Hillary Clinton: “Fu un errore pretendere il congelamento degli insediamenti israeliani”

La linea dell'amministrazione Obama non fece che irrigidire la posizione di Abu Mazen, scrive l'allora segretario di Stato nel suo nuovo libro di memorie

Incontra fra Hillary Clinton e Benjamin Netanyahu nell'agosto 2013

Incontra fra Hillary Clinton e Benjamin Netanyahu nell’agosto 2013

La linea dura dell’amministrazione Obama sulle attività edilizie ebraiche negli insediamenti in Cisgiordania durante il primo mandato dell’attuale presidente americano fu un errore tattico. Lo scrive l’allora Segretario di stato di Obama, Hillary Rodham Clinton, nel suo nuovo libro di memorie Hard Choices (Scelte difficili). “Col senno di poi – scrive Hillary Clinton – la nostra precoce linea dura sugli insediamenti non ha funzionato”, e spiega che fare pressione per un congelamento della costruzione di nuove case israeliane nei territori contesi non fece che irrigidire la posizione del presidente dell’Autorità Palestinese Mahmoud Abbas (Abu Mazen) che infatti si rifiutò di negoziare direttamente con Israele per quasi tutti i dieci mesi di moratoria decretati dal governo Netanyahu fra il novembre 2009 e il settembre 2010, con il pretesto che la moratoria non includeva i quartieri orientali di Gerusalemme. E quando il congelamento giunse a scadenza senza alcun passo avanti diplomatico, i negoziati di pace naufragarono. Abu Mazen, sottolinea Hillary Clinton, minimizzava e derideva la concessione israeliana, che lei invece definisce “senza precedenti”, e poi ne chiese la proroga in cambio del proseguimento dei negoziati.
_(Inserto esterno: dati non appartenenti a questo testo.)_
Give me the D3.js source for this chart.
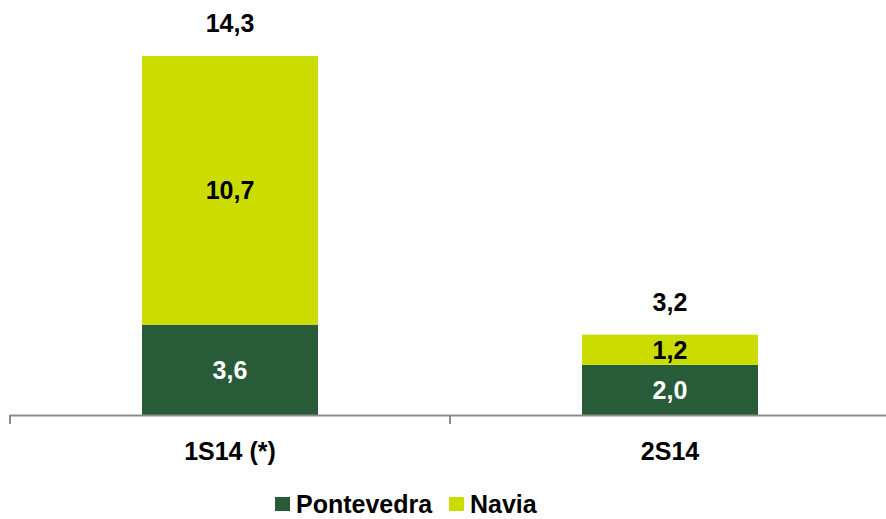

L’ex Segretario di stato non accenna ad alcuna animosità fra sé e il primo ministro israeliano; riferisce invece dei rapporti tesi tra Netanyahu e Obama, ricordando come quest’ultimo si fosse “infuriato” per l’annuncio di nuove costruzioni a Gerusalemme durante una visita del vice presidente Usa Joe Biden in Israele, nel marzo 2010.

Nel libro, di cui la stampa americana ha anticipato alcune parti lo scorso fine settimana, Hillary Clinton tratta anche altri snodi della politica estera che hanno segnato i quattro anni (dal 2009 al 2013) in cui è stata a capo della diplomazia di Obama.

A proposito dell’Egitto scrive che lei, all’epoca della rivolta (gennaio-febbraio 2011), sostenne che si dovesse spingere Hosni Mubarak ad avviare una “transizione ordinata” verso un successore, ma venne soverchiata dall’appello del presidente Obama perché l’uomo forte del Cairo si dimettesse immediatamente. “Temevo – spiega l’allora Segretario di stato – che gli Stati Uniti venissero visti come quelli che sbattono fuori dalla porta un alleato di lunga data abbandonando Egitto, Israele, Giordania e tutta regione ad un futuro incerto e pericoloso”. Secondo Hillay Clinton, le buone ragioni per mantenere stretti legami con Mubarak erano ancora valide: isolare l’Iran, mantenere aperta la rotta commerciale del Canale di Suez, tutelare la sicurezza di Israele e combattere il terrorismo in una regione in cui al-Qaeda stava tramando nuovi attacchi.

Sulla Siria, Hillary Clinton scrive d’aver sostenuto la decisione “di iniziare ad armare e addestrare i ribelli siriani moderati”, anche se Obama preferì altre opzioni.

Si registra intanto, sempre dagli Stati Uniti, un editoriale pubblicato nel week-end dal New York Times che corrobora la posizione di Netanyahu sul governo di unità Fatah-Hamas. “Gli Stati Uniti – si legge nell’editoriale – devono stare bene attenti a distinguere in qualche modo il loro appoggio al nuovo governo palestinese, da una parte, e l’assenso a Hamas e al suo comportamento violento e odioso dall’altra”. Il giornale definisce giustificato lo “scetticismo” di Netanyahu sul nuovo governo palestinese, e aggiunge: “Con Hamas non si può semplicemente far finta di niente: gli Stati Uniti, e altri paesi che considerano Hamas un gruppo terroristico, potrebbero trovarsi nell’impossibilità di continuare ad aiutare i palestinesi se Hamas giocherà un ruolo più marcato. Netanyahu ha ragione quando ricorda che Hamas, il gruppo sostenuto dall’Iran che prese il controllo della striscia di Gaza nel 2007, è un’organizzazione estremista e violenta, votata alla distruzione di Israele”.